-- Given material start --
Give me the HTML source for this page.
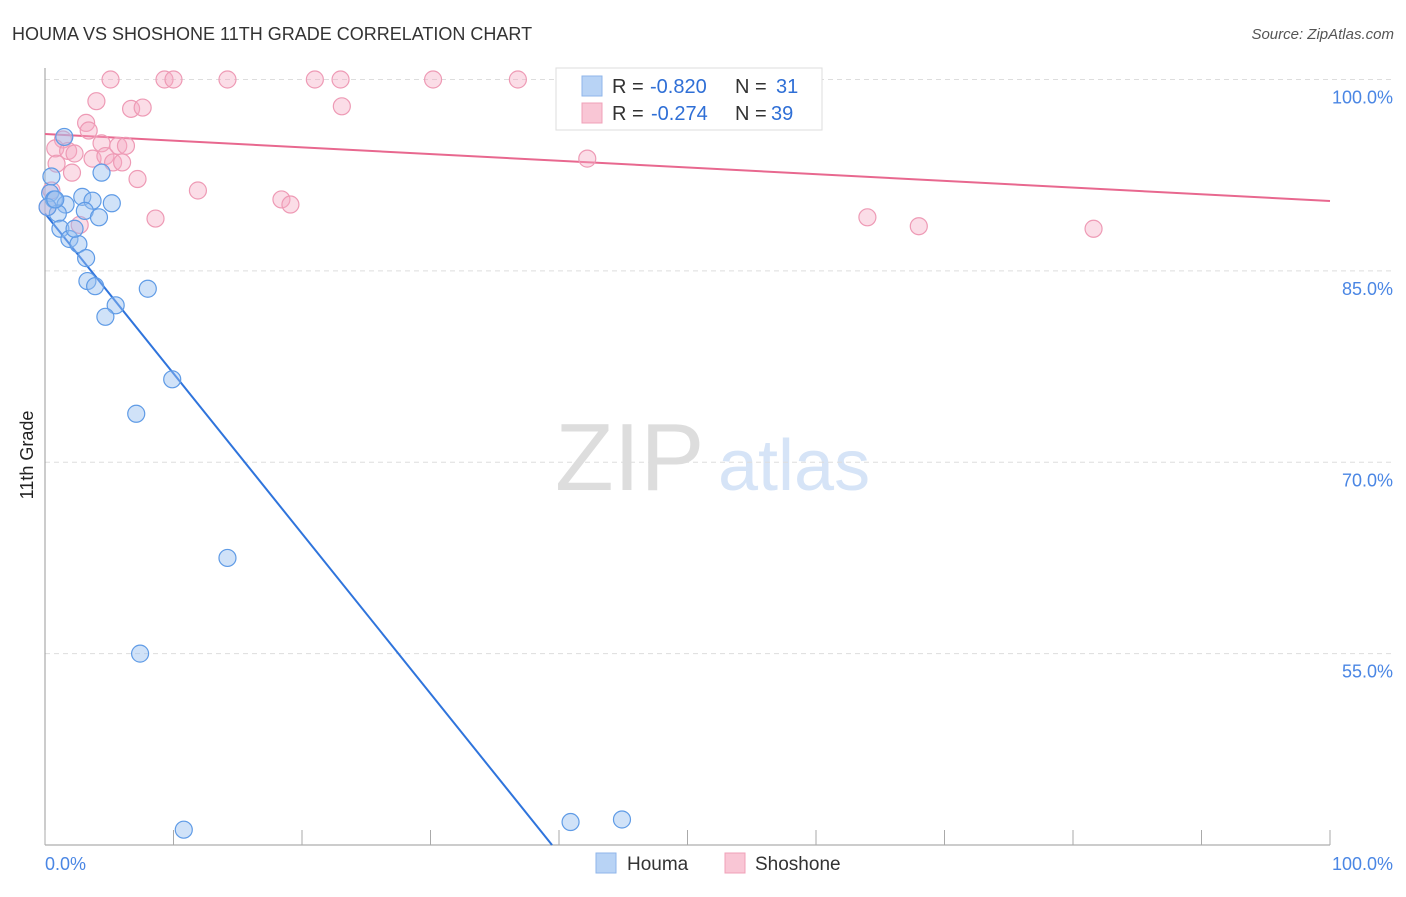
<!DOCTYPE html>
<html><head><meta charset="utf-8"><style>
body{margin:0;background:#fff;font-family:"Liberation Sans",sans-serif}
svg text{font-family:"Liberation Sans",sans-serif}
</style></head><body>
<svg id="c" width="1406" height="892" xmlns="http://www.w3.org/2000/svg">
<text x="12" y="40" font-size="18" fill="#333">HOUMA VS SHOSHONE 11TH GRADE CORRELATION CHART</text>
<text x="1394" y="39" font-size="15" fill="#555" font-style="italic" text-anchor="end">Source: ZipAtlas.com</text>
<text transform="translate(33,455) rotate(-90)" font-size="18" fill="#222" text-anchor="middle">11th Grade</text>
<g><text x="555" y="490" font-size="96" fill="#ddd" font-family="Liberation Serif,serif">ZIP</text><text x="718" y="490" font-size="72" fill="#d6e4f7">atlas</text></g>
<g id="grid"></g><g id="axes"></g><g id="lines"></g><g id="pts"></g>
<g>
<rect x="556" y="68" width="266" height="62" fill="#fff" stroke="#ddd"/>
<rect x="582" y="76" width="20" height="20" fill="#b8d3f5" stroke="#8fb6ea"/>
<text x="612" y="93" font-size="20" fill="#333">R =</text>
<text x="650" y="93" font-size="20" fill="#2f6fd6">-0.820</text>
<text x="735" y="93" font-size="20" fill="#333">N =</text>
<text x="776" y="93" font-size="20" fill="#2f6fd6">31</text>
<rect x="582" y="103" width="20" height="20" fill="#f9c6d5" stroke="#f0a0b8"/>
<text x="612" y="120" font-size="20" fill="#333">R =</text>
<text x="651" y="120" font-size="20" fill="#2f6fd6">-0.274</text>
<text x="735" y="120" font-size="20" fill="#333">N =</text>
<text x="771" y="120" font-size="20" fill="#2f6fd6">39</text>
</g>
<g>
<rect x="596" y="853" width="20" height="20" fill="#b8d3f5" stroke="#8fb6ea"/>
<text x="627" y="870" font-size="19" fill="#333">Houma</text>
<rect x="725" y="853" width="20" height="20" fill="#f9c6d5" stroke="#f0a0b8"/>
<text x="755" y="870" font-size="19" fill="#333">Shoshone</text>
</g>
</svg>
<script>
const yTicks=[100,85,70,55];
const yTickLabels=["100.0%","85.0%","70.0%","55.0%"];
const xTicks=[0,10,20,30,40,50,60,70,80,90,100];
const houmaX=[1.5,0.5,0.4,0.7,2.9,3.7,1.6,3.1,1.0,4.2,5.2,4.4,1.2,1.9,2.6,2.3,3.2,3.3,3.9,5.5,4.7,8.0,9.9,7.1,14.2,7.4,10.8,40.9,44.9,0.2,0.8];
const houmaY=[95.5,92.4,91.1,90.6,90.8,90.5,90.2,89.7,89.5,89.2,90.3,92.7,88.3,87.5,87.1,88.3,86.0,84.2,83.8,82.3,81.4,83.6,76.5,73.8,62.5,55.0,41.2,41.8,42.0,90.0,90.6];
const shoshX=[5.1,9.3,10.0,14.2,21.0,23.0,30.2,36.8,4.0,6.7,7.6,23.1,3.2,3.4,1.4,0.8,1.8,2.3,3.7,4.4,5.7,6.3,4.7,5.3,6.0,0.9,2.1,7.2,11.9,18.4,19.1,8.6,42.2,64.0,68.0,81.6,0.5,2.7,0.2];
const shoshY=[100,100,100,100,100,100,100,100,98.3,97.7,97.8,97.9,96.6,96.0,95.3,94.6,94.4,94.2,93.8,95.0,94.8,94.8,94.0,93.5,93.5,93.4,92.7,92.2,91.3,90.6,90.2,89.1,93.8,89.2,88.5,88.3,91.3,88.6,90.0];
const houmaTrend=[89.5,-1.2545];
const shoshTrend=[95.73,-0.0525];
const X0=45,X1=1330,YT=79.5,YB=845;
const sx=v=>X0+(X1-X0)*v/100;
const sy=v=>YT+(100-v)*(YB-YT)/60;
const NS="http://www.w3.org/2000/svg";
function mk(p,t,a){const e=document.createElementNS(NS,t);for(const k in a)e.setAttribute(k,a[k]);document.getElementById(p).appendChild(e);return e;}
yTicks.forEach((t,i)=>{
 const l=mk('grid','line',{x1:45,x2:1392,y1:sy(t),y2:sy(t),stroke:'#ddd','stroke-dasharray':'5,4'});
 
 
 const tx=mk('grid','text',{x:1393,y:sy(t)+24,'font-size':18,fill:'#4a86e4','text-anchor':'end'});
 tx.textContent=yTickLabels[i];
 
 
});
const ya=mk('axes','line',{x1:45,x2:45,y1:68,y2:845,stroke:'#999'});


const xa=mk('axes','line',{x1:45,x2:1330,y1:845,y2:845,stroke:'#999'});


xTicks.forEach(t=>{const l=mk('axes','line',{x1:sx(t),x2:sx(t),y1:830,y2:845,stroke:'#aaa'});
 
 });
[[0,'0.0%','start',45],[100,'100.0%','end',1393]].forEach(d=>{const t=mk('axes','text',{x:d[3],y:870,'font-size':18,fill:'#4a86e4','text-anchor':d[2]});t.textContent=d[1];
 
 });
const hx2=(40-houmaTrend[0])/houmaTrend[1];
const hl=mk('lines','line',{x1:sx(0),y1:sy(houmaTrend[0]),x2:sx(hx2),y2:sy(40),stroke:'#2f74dc','stroke-width':2});


const sl=mk('lines','line',{x1:sx(0),y1:sy(shoshTrend[0]),x2:sx(100),y2:sy(shoshTrend[0]+shoshTrend[1]*100),stroke:'#e8688f','stroke-width':2});


shoshX.forEach((v,i)=>{const c=mk('pts','circle',{cx:sx(v),cy:sy(shoshY[i]),r:8.5,fill:'rgba(246,170,195,0.4)',stroke:'#ee9ab5','stroke-width':1.2});
 
 });
houmaX.forEach((v,i)=>{const c=mk('pts','circle',{cx:sx(v),cy:sy(houmaY[i]),r:8.5,fill:'rgba(150,190,240,0.45)',stroke:'#5f9be6','stroke-width':1.2});
 
 });
</script>
</body></html>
-- Given material end --
• Written request
Reproduce every line exactly and omit all pictures.

• The completed task
Give me the HTML source for this page.
<!DOCTYPE html>
<html><head><meta charset="utf-8"><style>
body{margin:0;background:#fff;font-family:"Liberation Sans",sans-serif}
svg text{font-family:"Liberation Sans",sans-serif}
</style></head><body>
<svg id="c" width="1406" height="892" xmlns="http://www.w3.org/2000/svg">
<text x="12" y="40" font-size="18" fill="#333">HOUMA VS SHOSHONE 11TH GRADE CORRELATION CHART</text>
<text x="1394" y="39" font-size="15" fill="#555" font-style="italic" text-anchor="end">Source: ZipAtlas.com</text>
<text transform="translate(33,455) rotate(-90)" font-size="18" fill="#222" text-anchor="middle">11th Grade</text>
<g><text x="555" y="490" font-size="96" fill="#ddd" font-family="Liberation Serif,serif">ZIP</text><text x="718" y="490" font-size="72" fill="#d6e4f7">atlas</text></g>
<g id="grid"></g><g id="axes"></g><g id="lines"></g><g id="pts"></g>
<g>
<rect x="556" y="68" width="266" height="62" fill="#fff" stroke="#ddd"/>
<rect x="582" y="76" width="20" height="20" fill="#b8d3f5" stroke="#8fb6ea"/>
<text x="612" y="93" font-size="20" fill="#333">R =</text>
<text x="650" y="93" font-size="20" fill="#2f6fd6">-0.820</text>
<text x="735" y="93" font-size="20" fill="#333">N =</text>
<text x="776" y="93" font-size="20" fill="#2f6fd6">31</text>
<rect x="582" y="103" width="20" height="20" fill="#f9c6d5" stroke="#f0a0b8"/>
<text x="612" y="120" font-size="20" fill="#333">R =</text>
<text x="651" y="120" font-size="20" fill="#2f6fd6">-0.274</text>
<text x="735" y="120" font-size="20" fill="#333">N =</text>
<text x="771" y="120" font-size="20" fill="#2f6fd6">39</text>
</g>
<g>
<rect x="596" y="853" width="20" height="20" fill="#b8d3f5" stroke="#8fb6ea"/>
<text x="627" y="870" font-size="19" fill="#333">Houma</text>
<rect x="725" y="853" width="20" height="20" fill="#f9c6d5" stroke="#f0a0b8"/>
<text x="755" y="870" font-size="19" fill="#333">Shoshone</text>
</g>
</svg>
<script>
const yTicks=[100,85,70,55];
const yTickLabels=["100.0%","85.0%","70.0%","55.0%"];
const xTicks=[0,10,20,30,40,50,60,70,80,90,100];
const houmaX=[1.5,0.5,0.4,0.7,2.9,3.7,1.6,3.1,1.0,4.2,5.2,4.4,1.2,1.9,2.6,2.3,3.2,3.3,3.9,5.5,4.7,8.0,9.9,7.1,14.2,7.4,10.8,40.9,44.9,0.2,0.8];
const houmaY=[95.5,92.4,91.1,90.6,90.8,90.5,90.2,89.7,89.5,89.2,90.3,92.7,88.3,87.5,87.1,88.3,86.0,84.2,83.8,82.3,81.4,83.6,76.5,73.8,62.5,55.0,41.2,41.8,42.0,90.0,90.6];
const shoshX=[5.1,9.3,10.0,14.2,21.0,23.0,30.2,36.8,4.0,6.7,7.6,23.1,3.2,3.4,1.4,0.8,1.8,2.3,3.7,4.4,5.7,6.3,4.7,5.3,6.0,0.9,2.1,7.2,11.9,18.4,19.1,8.6,42.2,64.0,68.0,81.6,0.5,2.7,0.2];
const shoshY=[100,100,100,100,100,100,100,100,98.3,97.7,97.8,97.9,96.6,96.0,95.3,94.6,94.4,94.2,93.8,95.0,94.8,94.8,94.0,93.5,93.5,93.4,92.7,92.2,91.3,90.6,90.2,89.1,93.8,89.2,88.5,88.3,91.3,88.6,90.0];
const houmaTrend=[89.5,-1.2545];
const shoshTrend=[95.73,-0.0525];
const X0=45,X1=1330,YT=79.5,YB=845;
const sx=v=>X0+(X1-X0)*v/100;
const sy=v=>YT+(100-v)*(YB-YT)/60;
const NS="http://www.w3.org/2000/svg";
function mk(p,t,a){const e=document.createElementNS(NS,t);for(const k in a)e.setAttribute(k,a[k]);document.getElementById(p).appendChild(e);return e;}
yTicks.forEach((t,i)=>{
 const l=mk('grid','line',{x1:45,x2:1392,y1:sy(t),y2:sy(t),stroke:'#ddd','stroke-dasharray':'5,4'});
 
 
 const tx=mk('grid','text',{x:1393,y:sy(t)+24,'font-size':18,fill:'#4a86e4','text-anchor':'end'});
 tx.textContent=yTickLabels[i];
 
 
});
const ya=mk('axes','line',{x1:45,x2:45,y1:68,y2:845,stroke:'#999'});


const xa=mk('axes','line',{x1:45,x2:1330,y1:845,y2:845,stroke:'#999'});


xTicks.forEach(t=>{const l=mk('axes','line',{x1:sx(t),x2:sx(t),y1:830,y2:845,stroke:'#aaa'});
 
 });
[[0,'0.0%','start',45],[100,'100.0%','end',1393]].forEach(d=>{const t=mk('axes','text',{x:d[3],y:870,'font-size':18,fill:'#4a86e4','text-anchor':d[2]});t.textContent=d[1];
 
 });
const hx2=(40-houmaTrend[0])/houmaTrend[1];
const hl=mk('lines','line',{x1:sx(0),y1:sy(houmaTrend[0]),x2:sx(hx2),y2:sy(40),stroke:'#2f74dc','stroke-width':2});


const sl=mk('lines','line',{x1:sx(0),y1:sy(shoshTrend[0]),x2:sx(100),y2:sy(shoshTrend[0]+shoshTrend[1]*100),stroke:'#e8688f','stroke-width':2});


shoshX.forEach((v,i)=>{const c=mk('pts','circle',{cx:sx(v),cy:sy(shoshY[i]),r:8.5,fill:'rgba(246,170,195,0.4)',stroke:'#ee9ab5','stroke-width':1.2});
 
 });
houmaX.forEach((v,i)=>{const c=mk('pts','circle',{cx:sx(v),cy:sy(houmaY[i]),r:8.5,fill:'rgba(150,190,240,0.45)',stroke:'#5f9be6','stroke-width':1.2});
 
 });
</script>
</body></html>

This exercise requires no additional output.